§ **Challenge**
Reproduce the listing below in full and without alteration, apart from its pictures.

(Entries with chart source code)
----------------------------------------

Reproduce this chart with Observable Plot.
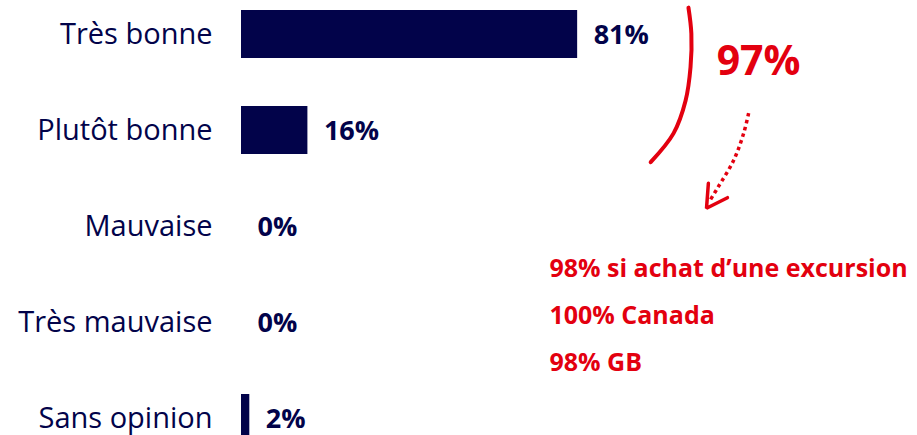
<!DOCTYPE html>
<html>
<head>
<meta charset="utf-8">
<script src="https://cdn.jsdelivr.net/npm/d3@7"></script>
<script src="https://cdn.jsdelivr.net/npm/@observablehq/plot@0.6"></script>
<style>
  html, body { margin: 0; padding: 0; background: #fff; overflow: hidden; }
  #chart svg { display: block; }
</style>
</head>
<body>
<div id="chart"></div>
<script>
// ---- data ----
const categories = ["Très bonne", "Plutôt bonne", "Mauvaise", "Très mauvaise", "Sans opinion"];
const values = [81, 16, 0, 0, 2];
const totalLabel = "97%";
const detailLabels = ["98% si achat d’une excursion", "100% Canada", "98% GB"];

// ---- annotation geometry (x in %, y in category index units) ----
const bracketX = [107.7, 108.4, 108.2, 107.0, 104.1, 98.6];
const bracketY = [-0.28, -0.01, 0.34, 0.69, 1.03, 1.33];
const dottedX = [122.2, 121.0, 118.6, 114.7, 113.0];
const dottedY = [0.82, 1.03, 1.31, 1.60, 1.72];
const headX = [112.5, 112.05, 117.1];
const headY = [1.55, 1.81, 1.70];
const totalPos = {x: 114.5, y: 0.29};
const detailX = 74.2;
const detailY = [2.44, 2.93, 3.42];

const NAVY = "#02034a";
const RED = "#e3000f";
const FONT = "Open Sans";

const rows = categories.map((c, i) => ({category: c, index: i, value: values[i]}));
const bracket = bracketX.map((x, i) => ({x, y: bracketY[i]}));
const dotted = dottedX.map((x, i) => ({x, y: dottedY[i]}));
const head = headX.map((x, i) => ({x, y: headY[i]}));
const details = detailLabels.map((t, i) => ({t, x: detailX, y: detailY[i]}));

const chart = Plot.plot({
  width: 917,
  height: 435,
  margin: 0,
  style: {fontFamily: FONT, background: "#fff", overflow: "visible"},
  x: {domain: [0, 100], range: [241, 656], axis: null},
  y: {domain: [0, 4], range: [34, 418], axis: null},
  marks: [
    Plot.rectX(rows, {x1: 0, x2: "value", y1: d => d.index - 0.25, y2: d => d.index + 0.25, fill: NAVY}),
    Plot.text(rows, {x: 0, y: "index", text: "category", dx: -29, textAnchor: "end",
      fontSize: 29, fill: NAVY, fontFamily: FONT}),
    Plot.text(rows, {x: "value", y: "index", text: d => d.value + "%", dx: 16, dy: 1, textAnchor: "start",
      fontSize: 27, fontWeight: 700, fill: NAVY, fontFamily: FONT}),
    Plot.line(bracket, {x: "x", y: "y", curve: "catmull-rom", stroke: RED, strokeWidth: 4}),
    Plot.line(dotted, {x: "x", y: "y", curve: "catmull-rom", stroke: RED, strokeWidth: 3.5,
      strokeDasharray: "3.5,3.5", strokeLinecap: "butt"}),
    Plot.line(head, {x: "x", y: "y", stroke: RED, strokeWidth: 3.5, strokeLinejoin: "miter"}),
    Plot.text([totalPos], {x: "x", y: "y", text: () => totalLabel, textAnchor: "start",
      fontSize: 41, fontWeight: 700, fill: RED, fontFamily: FONT}),
    Plot.text(details, {x: "x", y: "y", text: "t", textAnchor: "start",
      fontSize: 25, fontWeight: 700, fill: RED, fontFamily: FONT})
  ]
});
document.getElementById("chart").appendChild(chart);
</script>
</body>
</html>
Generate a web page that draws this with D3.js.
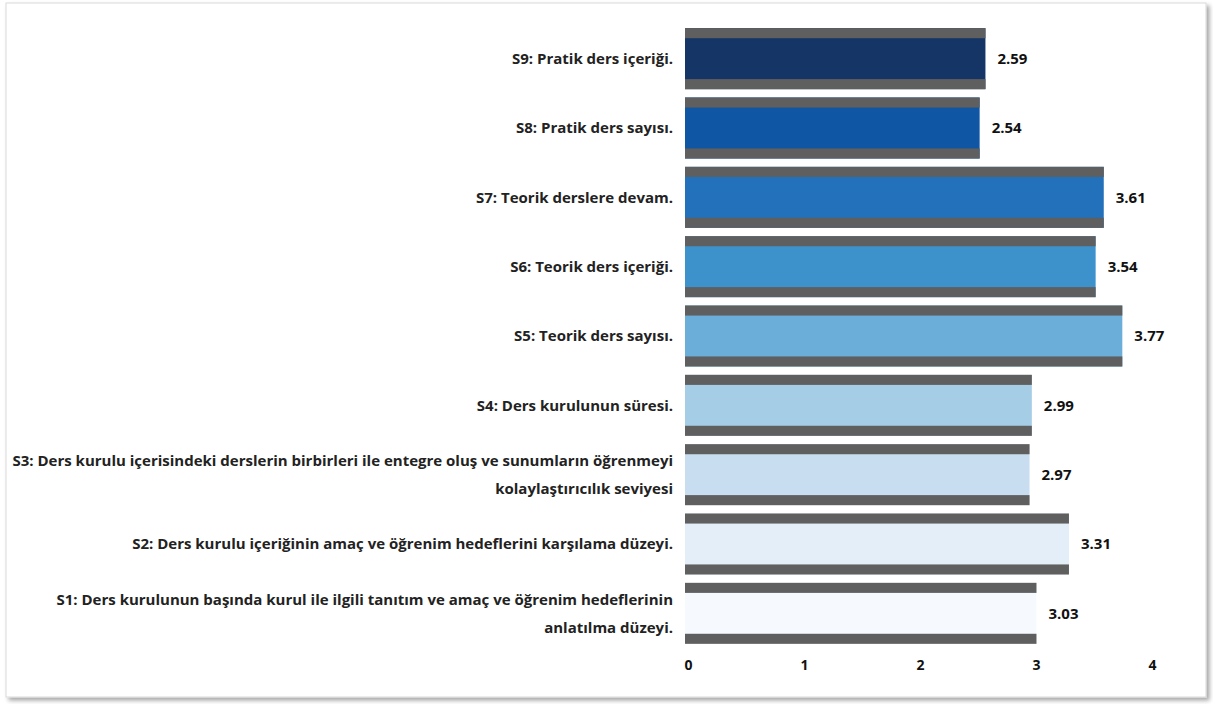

----------------------------------------

§ **Result below**
Reproduce this chart with Observable Plot.
<!DOCTYPE html>
<html>
<head>
<meta charset="utf-8">
<script src="https://cdn.jsdelivr.net/npm/d3@7"></script>
<script src="https://cdn.jsdelivr.net/npm/@observablehq/plot@0.6"></script>
<style>
  html, body { margin: 0; padding: 0; background: #fff; overflow: hidden; }
  #chart svg { display: block; }
</style>
</head>
<body>
<div id="chart"></div>
<script>
// ---- data ----
const categories = ["Très bonne", "Plutôt bonne", "Mauvaise", "Très mauvaise", "Sans opinion"];
const values = [81, 16, 0, 0, 2];
const totalLabel = "97%";
const detailLabels = ["98% si achat d’une excursion", "100% Canada", "98% GB"];

// ---- annotation geometry (x in %, y in category index units) ----
const bracketX = [107.7, 108.4, 108.2, 107.0, 104.1, 98.6];
const bracketY = [-0.28, -0.01, 0.34, 0.69, 1.03, 1.33];
const dottedX = [122.2, 121.0, 118.6, 114.7, 113.0];
const dottedY = [0.82, 1.03, 1.31, 1.60, 1.72];
const headX = [112.5, 112.05, 117.1];
const headY = [1.55, 1.81, 1.70];
const totalPos = {x: 114.5, y: 0.29};
const detailX = 74.2;
const detailY = [2.44, 2.93, 3.42];

const NAVY = "#02034a";
const RED = "#e3000f";
const FONT = "Open Sans";

const rows = categories.map((c, i) => ({category: c, index: i, value: values[i]}));
const bracket = bracketX.map((x, i) => ({x, y: bracketY[i]}));
const dotted = dottedX.map((x, i) => ({x, y: dottedY[i]}));
const head = headX.map((x, i) => ({x, y: headY[i]}));
const details = detailLabels.map((t, i) => ({t, x: detailX, y: detailY[i]}));

const chart = Plot.plot({
  width: 917,
  height: 435,
  margin: 0,
  style: {fontFamily: FONT, background: "#fff", overflow: "visible"},
  x: {domain: [0, 100], range: [241, 656], axis: null},
  y: {domain: [0, 4], range: [34, 418], axis: null},
  marks: [
    Plot.rectX(rows, {x1: 0, x2: "value", y1: d => d.index - 0.25, y2: d => d.index + 0.25, fill: NAVY}),
    Plot.text(rows, {x: 0, y: "index", text: "category", dx: -29, textAnchor: "end",
      fontSize: 29, fill: NAVY, fontFamily: FONT}),
    Plot.text(rows, {x: "value", y: "index", text: d => d.value + "%", dx: 16, dy: 1, textAnchor: "start",
      fontSize: 27, fontWeight: 700, fill: NAVY, fontFamily: FONT}),
    Plot.line(bracket, {x: "x", y: "y", curve: "catmull-rom", stroke: RED, strokeWidth: 4}),
    Plot.line(dotted, {x: "x", y: "y", curve: "catmull-rom", stroke: RED, strokeWidth: 3.5,
      strokeDasharray: "3.5,3.5", strokeLinecap: "butt"}),
    Plot.line(head, {x: "x", y: "y", stroke: RED, strokeWidth: 3.5, strokeLinejoin: "miter"}),
    Plot.text([totalPos], {x: "x", y: "y", text: () => totalLabel, textAnchor: "start",
      fontSize: 41, fontWeight: 700, fill: RED, fontFamily: FONT}),
    Plot.text(details, {x: "x", y: "y", text: "t", textAnchor: "start",
      fontSize: 25, fontWeight: 700, fill: RED, fontFamily: FONT})
  ]
});
document.getElementById("chart").appendChild(chart);
</script>
</body>
</html>
Generate a web page that draws this with D3.js.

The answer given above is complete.